Isetan Mitsukoshi CEO says won’t cut prices even with return of deflationary mindset

By Taiga Uranaka and Ritsuko Shimizu

TOKYO (Reuters) – The chief executive of Isetan Mitsukoshi Holdings Ltd said Japan’s biggest department store chain by sales would never cut prices, even as consumers return to the deflationary mindset of delaying purchases in the expectation of price falls.

Hiroshi Ohnishi, in an interview on Thursday, also said the end is near for “bakugai” explosive buying, or shopping sprees by Chinese tourists that made up for slow domestic demand.

“Middle-income customers’ purchases have been declining,” Ohnishi said. “And the number of foreign shoppers is still on the rise but value per purchase is falling.”

“But we would never cut our prices. That would hurt the chain’s upscale grade,” he said.

Deflation-beating government policies initially sparked a stock rally and spurred spending after their introduction from December 2012.

But officials failed to meet inflation targets and market and consumer sentiment have since waned, prompting companies such as Uniqlo owner Fast Retailing Co Ltd to backtrack on plans to raise prices.

At Isetan Mitsukoshi, sales particularly of high-end goods grew markedly after the government began its anti-deflation drive, but have slowed since the start of 2016, Ohnishi said.

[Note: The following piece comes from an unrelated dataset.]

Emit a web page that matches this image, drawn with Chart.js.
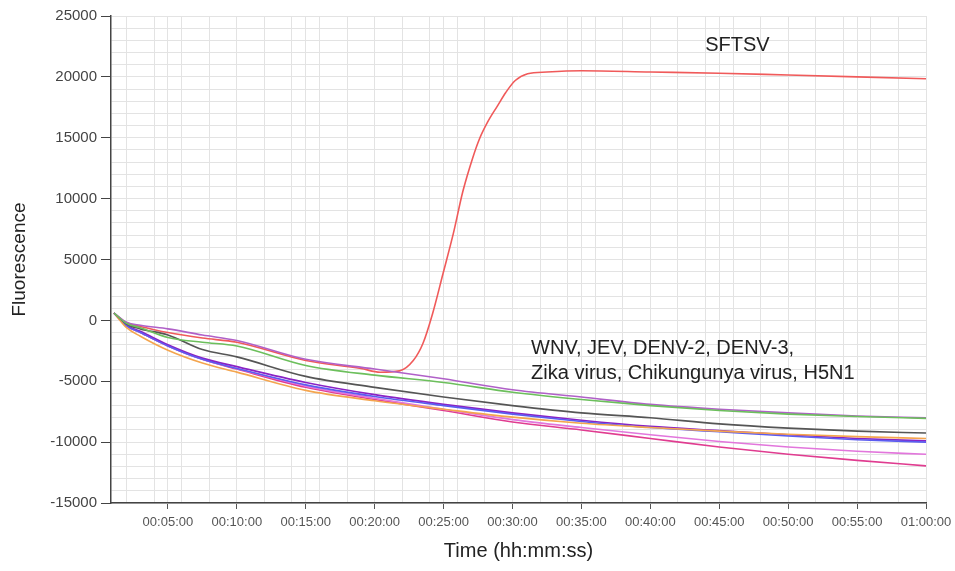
<!DOCTYPE html>
<html>
<head>
<meta charset="utf-8">
<script src="https://cdn.jsdelivr.net/npm/chart.js@4.4.0/dist/chart.umd.min.js"></script>
<style>
    html, body { margin: 0; padding: 0; background: #fff; }
</style>
</head>
<body>
<canvas id="myChart" width="955" height="571"></canvas>
<script>
// time axis in minutes
const timeMin = [1.09, 2, 3, 5, 7.5, 10, 15, 20, 25, 30, 35, 40, 45, 50, 55, 60];

// negative samples (by line colour)
const violetLine = [600, -150, -400, -700, -1200, -1650, -3200, -4000, -4800, -5700, -6300, -6900, -7300, -7600, -7850, -8000];
const greenLine = [600, -250, -600, -1400, -1800, -2100, -3700, -4500, -5100, -5900, -6500, -7000, -7400, -7700, -7900, -8050];
const greyLine = [600, -300, -700, -1200, -2400, -3000, -4600, -5500, -6300, -7000, -7600, -8000, -8500, -8850, -9100, -9250];
const purpleLine = [600, -400, -900, -2000, -3100, -3800, -5100, -6100, -6900, -7600, -8200, -8700, -9050, -9400, -9700, -9900];
const blueLine = [600, -450, -1000, -2100, -3200, -3950, -5300, -6250, -7000, -7700, -8300, -8800, -9150, -9500, -9800, -10000];
const orangeLine = [600, -600, -1300, -2450, -3500, -4250, -5750, -6600, -7300, -7950, -8450, -8800, -9100, -9350, -9550, -9700];
const pinkLine = [600, -450, -1000, -2100, -3200, -3950, -5400, -6400, -7300, -8150, -8800, -9400, -9950, -10400, -10750, -11000];
const magentaLine = [600, -450, -1000, -2100, -3200, -4000, -5500, -6500, -7400, -8350, -9000, -9700, -10400, -11000, -11500, -11950];

// SFTSV (positive)
const sftsvTime = [1.09, 2, 3, 5, 7.5, 10, 15, 19, 20.4, 21.8, 22.8, 23.5, 24.2, 24.96, 25.7, 26.4, 27.1, 27.6, 28.2, 28.9, 29.5, 30.2, 31.1, 32.5, 35, 40, 45, 50, 55, 60];
const sftsv = [600, -200, -500, -1000, -1450, -1800, -3300, -3950, -4260, -4150, -3300, -1900, 550, 3850, 7100, 10600, 13300, 14900, 16300, 17600, 18700, 19700, 20250, 20400, 20500, 20400, 20300, 20150, 20000, 19850];

// tick labels
const xTickMinutes = [5, 10, 15, 20, 25, 30, 35, 40, 45, 50, 55, 60];
const xTickLabels = ["00:05:00", "00:10:00", "00:15:00", "00:20:00", "00:25:00", "00:30:00",
    "00:35:00", "00:40:00", "00:45:00", "00:50:00", "00:55:00", "01:00:00"];
const yTickValues = [-15000, -10000, -5000, 0, 5000, 10000, 15000, 20000, 25000];

// text notes on the plot
const noteSftsv = "SFTSV";
const noteNegatives = ["WNV, JEV, DENV-2, DENV-3,", "Zika virus, Chikungunya virus, H5N1"];

const FONT = "'Liberation Sans', Arial, sans-serif";

// vertical grid every 2 min plus every 5 min
const gridMinutes = [];
for (let m = 1; m <= 60; m++) {
    if (m % 2 === 0 || m % 5 === 0) gridMinutes.push(m);
}

function toPoints(xs, ys) {
    return xs.map((x, i) => ({ x: x, y: ys[i] }));
}

function line(data, color) {
    return {
        data: data,
        borderColor: color,
        backgroundColor: color,
        borderWidth: 1.6,
        pointRadius: 0,
        cubicInterpolationMode: "monotone",
        fill: false
    };
}

const datasets = [
    line(toPoints(timeMin, greenLine), "#6cbf5c"),
    line(toPoints(timeMin, violetLine), "#b060c8"),
    line(toPoints(timeMin, greyLine), "#555555"),
    line(toPoints(timeMin, orangeLine), "#f4a54e"),
    line(toPoints(timeMin, blueLine), "#5b5cf0"),
    line(toPoints(timeMin, purpleLine), "#8a22c4"),
    line(toPoints(timeMin, pinkLine), "#e276dc"),
    line(toPoints(timeMin, magentaLine), "#e03c90"),
    line(toPoints(sftsvTime, sftsv), "#f05a5a")
];

const notesPlugin = {
    id: "notes",
    afterDatasetsDraw(chart) {
        const ctx = chart.ctx;
        const x = chart.scales.x;
        const y = chart.scales.y;
        ctx.save();
        ctx.fillStyle = "#222";
        ctx.font = "20px " + FONT;
        ctx.textBaseline = "middle";
        ctx.textAlign = "left";
        ctx.fillText(noteSftsv, x.getPixelForValue(43.98), y.getPixelForValue(22540));
        ctx.fillText(noteNegatives[0], x.getPixelForValue(31.35), y.getPixelForValue(-2300));
        ctx.fillText(noteNegatives[1], x.getPixelForValue(31.35), y.getPixelForValue(-4340));
        ctx.restore();
    }
};

const config = {
    type: "line",
    data: { datasets: datasets },
    options: {
        responsive: false,
        animation: false,
        devicePixelRatio: 1,
        layout: { padding: { top: 16, right: 29, left: 0, bottom: 0 } },
        plugins: {
            legend: { display: false },
            tooltip: { enabled: false }
        },
        scales: {
            x: {
                type: "linear",
                min: 0.87,
                max: 60,
                afterBuildTicks: (scale) => {
                    scale.ticks = gridMinutes.map(v => ({ value: v }));
                },
                afterFit: (scale) => {
                    scale.height = 68;
                    scale.paddingRight = 0;
                },
                grid: {
                    color: "#e3e3e3",
                    tickLength: 6,
                    tickColor: (c) => (c.tick && xTickMinutes.includes(c.tick.value)) ? "#555" : "rgba(0,0,0,0)"
                },
                border: { color: "#444", width: 1.5 },
                ticks: {
                    autoSkip: false,
                    maxRotation: 0,
                    padding: 6,
                    color: "#555",
                    font: { family: FONT, size: 13 },
                    callback: (v) => {
                        const i = xTickMinutes.indexOf(v);
                        return i >= 0 ? xTickLabels[i] : "";
                    }
                },
                title: {
                    display: true,
                    text: "Time (hh:mm:ss)",
                    color: "#222",
                    font: { family: FONT, size: 20 },
                    padding: { top: 0, bottom: 8 }
                }
            },
            y: {
                min: -15000,
                max: 25000,
                afterFit: (scale) => { scale.width = 111; },
                grid: {
                    color: "#e3e3e3",
                    tickLength: 10,
                    tickColor: (c) => (c.tick && yTickValues.includes(c.tick.value)) ? "#444" : "rgba(0,0,0,0)"
                },
                border: { color: "#444", width: 1.5 },
                ticks: {
                    stepSize: 1000,
                    autoSkip: false,
                    padding: 4,
                    color: "#444",
                    font: { family: FONT, size: 15 },
                    callback: (v) => yTickValues.includes(v) ? String(v) : ""
                },
                title: {
                    display: true,
                    text: "Fluorescence",
                    color: "#222",
                    font: { family: FONT, size: 19 },
                    padding: { top: 8, bottom: 0 }
                }
            }
        }
    },
    plugins: [notesPlugin]
};

new Chart(document.getElementById("myChart"), config);
</script>
</body>
</html>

Overall sales fell for a third consecutive month in May, by 8.7 percent compared with the same month a year prior.

To counter the decline, Ohnishi said Isetan Mitsukoshi plans to open a store in another Asian market the next three to five years, to complement its stores in China, Malaysia, Singapore, Taiwan and Thailand.

It also plans to launch a cross-border e-commerce platform this year targeting primarily Chinese consumers.

Ohnishi said Chinese shoppers have not been spending as much as they have done over the past two or three years. Many Chinese shoppers bought in bulk for resale back home, but the scale of such purchases has fallen in recent months after the Beijing government raised import duty on luxury goods, he said.

Shopping is also becoming less central to Chinese tourists’ visits with the focus shifting toward sightseeing, he said.

That shift comes at a time when tourists are an increasingly central target for the 6 trillion yen ($56.5 billion) department store market. Visitors to Japan rose 15.3 percent on year in May, with those from China rising 31 percent. Numbers are set to double by the time Tokyo hosts the 2020 Summer Olympic Games.